Profesor Sunarru menggambarkan kehidupan desa di negeri ini yang memiliki nilai-nilai luhur yang sangat layak untuk ditiru. Nilai-nilai ini tumbuh dan dikembangkan oleh masyarakat lokal dan tersebar dari Sabang sampai Merauke. Mereka bersatu dan berikat dalam rangkaian harmoni yang indah. Nilai-nilai itu seperti terlihat di Keujruen Blang di Aceh, Baralek Kapalo Banda di Sumatera Barat, Lembaga Adat Sasi di Papua, Lembaga adat Soa di Maluku, Upacara Adat Negeri Hatu, Lembaga Adat Dalihan Na Tolu di Sumatera Utara, Adat Wiwitan Pedesaan Jawa, Suku Tengger di Pegunungan Bromo, atau sedulur Sikep Masyarakat Samin Pegunungan Kendeng. Nilai-nilai ini terpelihara dalam kehidupan masyarakat lokal Indonesia.
Profesor Noorhaidi dalam paparannya mengklaim bahwa Indonesia adalah negara terbaik dalam pencegahan dan penanganan terorisme. Amerika dan Eropa serta Malaysia dan Singapura punya badan sendiri dalam penanganan terorisme. Badan ini efektif untuk menanggulangi bahaya teror. Indonesia tidak punya. Keadaan itu membuat masyarakat berinisiatif untuk menanggulangi bahaya teror dengan cara mereka sendiri. Kekuatan sipil berusaha mengambil peran dalam usaha pencegahan dan penanggulangan teror. Inilah yang membuat Indonesia menjadi kuat.
Ibu Farsijana memapar soal Pancasila yang pernah digunakan suatu rezim untuk melakukan tekanan terhadap masyarakat. Namun, Pancasila tidak seharusnya diperlakukan seperti itu. Pancasila harus selalu dipakai untuk mencerdaskan. Hari ini kesaktian Pancasila itu perlahan dirasakan. Masyarakat tidak lagi menjadi target mobilisasi kepentingan politik. Rakyat dalam jaman ini dididik dalam cara yang kreatif dengan berorganisasi. Mereka diajak untuk bekerja dan berproduksi. Dengan organisasi dan berproduksi, rakyat menjadi yakin bahwa mereka mampu untuk menentukan masa depannya sendiri.

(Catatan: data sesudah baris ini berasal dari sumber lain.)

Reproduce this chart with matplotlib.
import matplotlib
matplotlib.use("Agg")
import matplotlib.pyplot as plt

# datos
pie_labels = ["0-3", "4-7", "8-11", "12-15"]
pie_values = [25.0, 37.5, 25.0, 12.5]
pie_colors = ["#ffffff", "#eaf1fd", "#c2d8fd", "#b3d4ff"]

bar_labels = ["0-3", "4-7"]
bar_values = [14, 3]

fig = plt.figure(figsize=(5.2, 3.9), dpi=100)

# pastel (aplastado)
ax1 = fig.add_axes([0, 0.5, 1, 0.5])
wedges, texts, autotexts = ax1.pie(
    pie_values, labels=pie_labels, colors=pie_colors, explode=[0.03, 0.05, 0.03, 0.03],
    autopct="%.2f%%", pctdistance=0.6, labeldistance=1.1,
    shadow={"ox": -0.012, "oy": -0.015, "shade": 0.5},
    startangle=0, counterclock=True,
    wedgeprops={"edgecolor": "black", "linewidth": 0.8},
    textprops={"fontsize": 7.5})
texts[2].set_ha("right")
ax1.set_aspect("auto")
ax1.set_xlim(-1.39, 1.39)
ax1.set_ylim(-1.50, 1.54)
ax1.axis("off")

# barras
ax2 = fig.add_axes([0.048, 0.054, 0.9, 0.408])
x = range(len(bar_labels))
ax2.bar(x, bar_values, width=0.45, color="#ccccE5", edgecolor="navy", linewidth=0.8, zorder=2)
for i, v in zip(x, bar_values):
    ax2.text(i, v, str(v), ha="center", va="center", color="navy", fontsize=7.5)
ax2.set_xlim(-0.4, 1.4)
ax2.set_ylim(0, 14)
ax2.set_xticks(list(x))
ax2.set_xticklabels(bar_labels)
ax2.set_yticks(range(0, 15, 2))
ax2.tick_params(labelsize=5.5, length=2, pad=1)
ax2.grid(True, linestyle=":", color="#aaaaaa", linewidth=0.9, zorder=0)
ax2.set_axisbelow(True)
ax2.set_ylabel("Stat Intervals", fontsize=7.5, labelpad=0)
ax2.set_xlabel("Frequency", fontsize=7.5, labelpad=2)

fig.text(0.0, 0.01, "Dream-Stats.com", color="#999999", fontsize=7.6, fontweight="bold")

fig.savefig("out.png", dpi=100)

Lalu apa kaitan antara terorisme dengan batik? Ya. Terorisme mengancam keutuhan negara sementara batik membuat setiap orang bersatu dalam Republik ini. Bu Aniek selaku pembedah buku memaparkan soal konsep penanganan radikalisme yang selama ini belum signifikan. Ia menawarkan cara budaya dalam menanggapi masalah terorisme yang selama ini muncul. Batik menjadi salah satu alternatif untuk menjaga keharmonisan. Menurutnya, Batik tidak saja berperan untuk mendokumentasikan nilai-nilai luhur dari ajaran masa lalu, namun Batik juga bernilai ekonomis dan mengandung nilai pendidikan. Satu batik bisa dikerjakan oleh dua puluh orang. Bila usaha batik dikelola dengan sungguh maka akan menghidupi banyak orang di jaman serba sulit ini. Dengan batik, orang kembali belajar nilai-nilai dan keteladanan. Motif dan corak batik menggambarkan ajaran tertentu soal perjuangan, keprihatinan, dan kesabaran. Seperti motif soal wayang Pandawa yang mengisahkan bahwa kebaikan akan mendapat tempatnya sendiri dalam meraih kemenangan.
Kiranya harapan akan kekuatan budaya untuk menanggulangi terorisme bisa mewujud dalam sebuah karya, kinerja dan produksi yang menghidupi umat. (YDA).